Health and Welfare Minister Cho Kyoo-hong speaks during a meeting held at Government Complex Seoul on Friday. (Yonhap)
South Korea’s Health and Welfare Minister Cho Kyoo-hong said Friday that the government will secure 868 million won to support trauma care specialist training centers and expand the target number of centers from five to 17.
In a state-run meeting addressing doctors' ongoing collective action, Minster Cho stated that there should be “no suspension of operations at trauma specialist training centers due to budget shortages.”
Last month, Korea University Guro Hospital announced its plans to cease operations of its trauma specialist training center at the end of February due to discontinued government funding. Guro Hospital has been the only designated trauma specialist training center for medics in the country since 2014.
Over the past 11 years, with the ministry’s aim to establish trauma-focused training hospitals in resource-rich areas to bolster expertise, Guro Hospital has trained over 20 trauma specialists to become first responders for critically injured patients.
Trauma specialists refer to doctors who, after obtaining board certification in one of four categories — general surgery, thoracic surgery, orthopedic surgery or neurosurgery — undergo an additional two years of training at trauma centers to acquire additional specialist qualifications.
Minister Cho vowed that the government would make “every effort to ensure the uninterrupted operation of the trauma specialist training program.” He added that the government would also expand the number of doctors eligible for training at trauma centers from the current four to six, by adding emergency medicine and anesthesiology.

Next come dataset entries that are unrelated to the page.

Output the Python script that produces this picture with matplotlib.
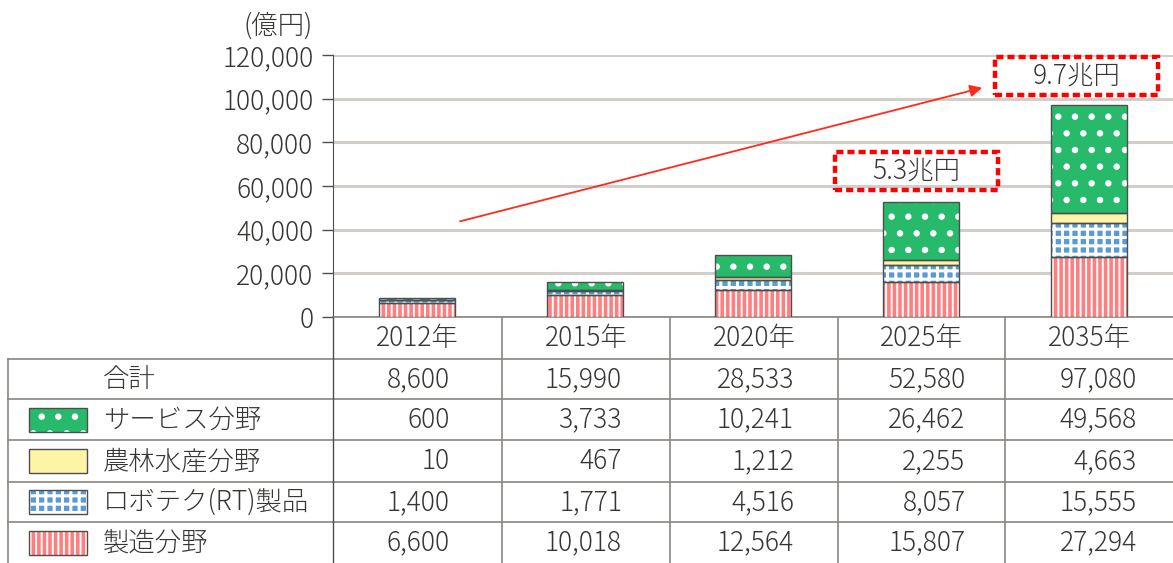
import matplotlib
matplotlib.use('Agg')
import matplotlib.pyplot as plt
from matplotlib.patches import Rectangle
from matplotlib.lines import Line2D
import numpy as np

plt.rcParams['font.family'] = ['Noto Sans CJK JP', 'DejaVu Sans']
plt.rcParams['font.weight'] = 'light'
plt.rcParams['hatch.linewidth'] = 1.5

# data (億円)
years = ['2012年', '2015年', '2020年', '2025年', '2035年']
totals = [8600, 15990, 28533, 52580, 97080]
service = [600, 3733, 10241, 26462, 49568]
agri = [10, 467, 1212, 2255, 4663]
robot = [1400, 1771, 4516, 8057, 15555]
manuf = [6600, 10018, 12564, 15807, 27294]

names = ['サービス分野', '農林水産分野', 'ロボテク(RT)製品', '製造分野']
yticks = [0, 20000, 40000, 60000, 80000, 100000, 120000]

TXT = '#383634'
GRID = '#d2cec9'
LINE = '#8a8682'
EDGE = '#4d4d4d'
FS = 19

# facecolor, hatch, hatch linewidth
styles = {
    'manuf': ('#ff7f7f', '|||', 1.4),
    'robot': ('#5b9bd5', '++', 2.2),
    'agri': ('#fff5a6', None, 1.0),
    'service': ('#27ba6b', '.', 2.2),
}

W, H = 1173, 563
fig = plt.figure(figsize=(W / 100, H / 100), dpi=100)


def fx(px):
    return px / W


def fy(py):
    return 1 - py / H


def set_hlw(patch, lw):
    if hasattr(patch, 'set_hatch_linewidth'):
        patch.set_hatch_linewidth(lw)


ax = fig.add_axes([fx(333), fy(317), fx(840), 262 / H])
x = np.arange(len(years))
bw = 0.455

bottom = np.zeros(len(years))
for key, vals in [('manuf', manuf), ('robot', robot), ('agri', agri), ('service', service)]:
    fc, hatch, hlw = styles[key]
    plt.rcParams['hatch.linewidth'] = hlw
    bars = ax.bar(x, vals, bw, bottom=bottom, color=fc, hatch=hatch, edgecolor='white',
                  linewidth=0, zorder=3)
    for b in bars:
        set_hlw(b, hlw)
    ax.bar(x, vals, bw, bottom=bottom, fill=False, edgecolor=EDGE, linewidth=1.0, zorder=4)
    bottom += np.array(vals)

ax.set_xlim(-0.5, 4.5)
ax.set_ylim(0, 120000)
ax.set_yticks(yticks)
ax.set_yticklabels([f'{v:,}' for v in yticks], fontsize=FS, color=TXT)
ax.set_xticks([])
ax.tick_params(axis='y', length=8, width=1, color=EDGE, pad=6)
ax.yaxis.grid(True, color=GRID, linewidth=2.2, zorder=0)
ax.set_axisbelow(True)
for s in ['top', 'right']:
    ax.spines[s].set_visible(False)
ax.spines['left'].set_color(EDGE)
ax.spines['bottom'].set_color(LINE)
ax.spines['bottom'].set_linewidth(1.2)

fig.text(fx(313), fy(26), '(億円)', ha='right', va='center', fontsize=FS, color=TXT)

# arrow and callouts
ax.annotate('', xy=(3.38, 105300), xytext=(0.24, 43500),
            arrowprops=dict(arrowstyle='-|>', color='#ff2a1a', lw=1.3,
                            mutation_scale=18), zorder=5)
for (x0, x1, y0, y1, label) in [(2.488, 3.458, 58200, 75600, '5.3兆円'),
                                (3.44, 4.41, 101700, 119100, '9.7兆円')]:
    ax.add_patch(Rectangle((x0, y0), x1 - x0, y1 - y0, fill=False, edgecolor='#ff0000',
                           linewidth=3.2, linestyle=(0, (1.6, 0.9)), clip_on=False, zorder=6))
    ax.text((x0 + x1) / 2, (y0 + y1) / 2, label, ha='center', va='center',
            fontsize=FS, color=TXT, zorder=7)

# table
col_edges = [333, 502, 670, 838, 1005, 1173]
row_edges = [317, 359, 399, 440, 482, 522, 563]

for py in row_edges[1:-1]:
    fig.add_artist(Line2D([fx(8), fx(1173)], [fy(py), fy(py)], color=LINE, lw=1.2))
fig.add_artist(Line2D([fx(8), fx(8)], [fy(359), fy(563)], color=LINE, lw=1.2))
fig.add_artist(Line2D([fx(333), fx(333)], [fy(317), fy(563)], color=EDGE, lw=1.0))
for cx in col_edges[1:-1]:
    fig.add_artist(Line2D([fx(cx), fx(cx)], [fy(317), fy(563)], color=LINE, lw=1.2))

centers = [(col_edges[i] + col_edges[i + 1]) / 2 for i in range(5)]
rowc = [(row_edges[i] + row_edges[i + 1]) / 2 for i in range(6)]

for i, yr in enumerate(years):
    fig.text(fx(centers[i]), fy(rowc[0]), yr, ha='center', va='center', fontsize=FS, color=TXT)

rows = [totals, service, agri, robot, manuf]
for r, vals in enumerate(rows):
    for i, v in enumerate(vals):
        fig.text(fx(centers[i] + 32 + 4 * i), fy(rowc[r + 1]), f'{v:,}', ha='right',
                 va='center', fontsize=FS, color=TXT)

fig.text(fx(103), fy(rowc[1]), '合計', ha='left', va='center', fontsize=FS, color=TXT)
for k, (key, name) in enumerate(zip(['service', 'agri', 'robot', 'manuf'], names)):
    cy = rowc[k + 2]
    fc, hatch, hlw = styles[key]
    plt.rcParams['hatch.linewidth'] = hlw
    sw = Rectangle((fx(29), fy(cy + 12)), 58 / W, 24 / H, transform=fig.transFigure,
                   facecolor=fc, hatch=hatch, edgecolor='white', linewidth=0)
    set_hlw(sw, hlw)
    fig.add_artist(sw)
    fig.add_artist(Rectangle((fx(29), fy(cy + 12)), 58 / W, 24 / H, transform=fig.transFigure,
                             fill=False, edgecolor=EDGE, linewidth=1.0))
    fig.text(fx(103), fy(cy), name, ha='left', va='center', fontsize=FS, color=TXT)

fig.savefig('out.png', dpi=100)
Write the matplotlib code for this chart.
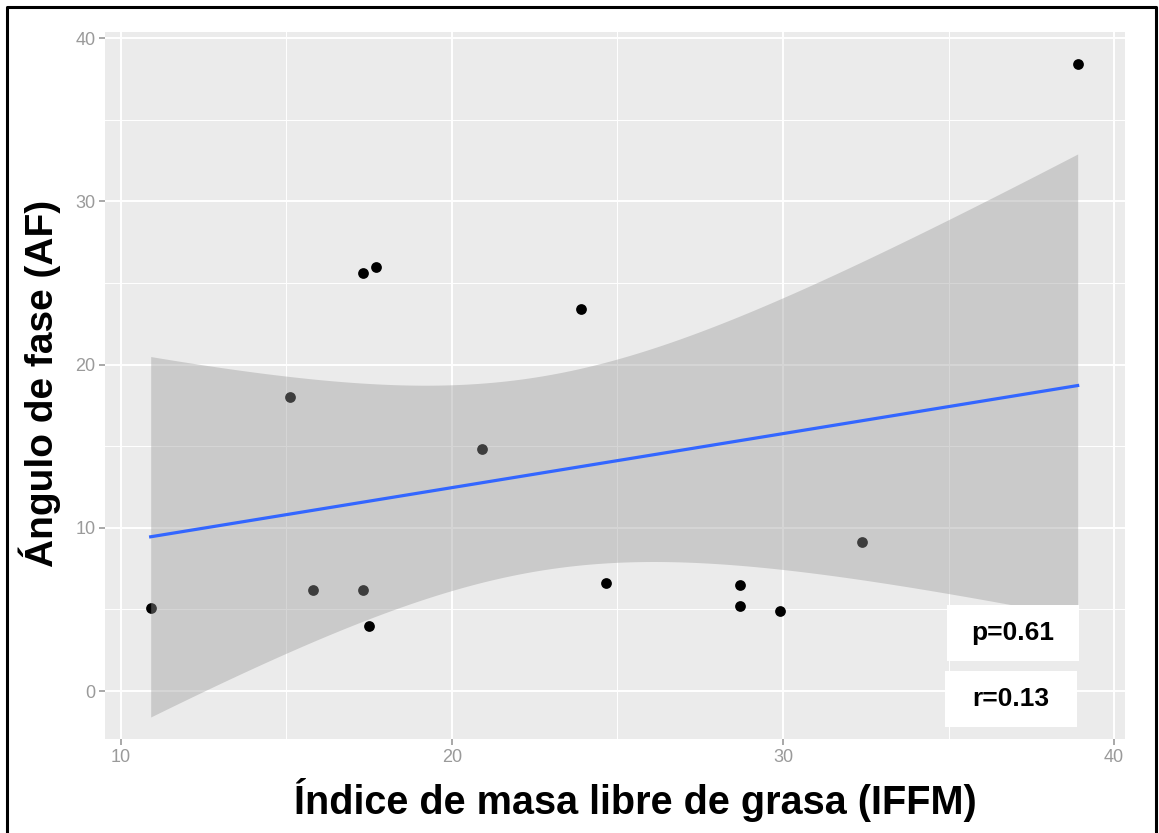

In line with the government’s latest decision to revert its medical school quota hike plan and maintain the number for 2026 to 3,058 students — the level equivalent to the figure before the government pushed a plan to increase admissions by 2,000 — Minister Cho urged medical students to return to school.
“We ask all medical students to return to their campuses. We also urge parents and senior medical professionals to encourage their return.”
On March 7, the Education Ministry’s Deputy Prime Minister Lee Ju-ho announced that the government would restore next year’s admissions to pre-expansion levels only if the medical school students on leave returned to school by the end of March.
If students do not respond, the admissions quota will stay at 5,058 students, the ministry said.
Such remarks came about a year after the government decided to expand domestic medical school admissions, which led to ongoing disputes across medical sectors, contributing to doctor shortages in emergency rooms.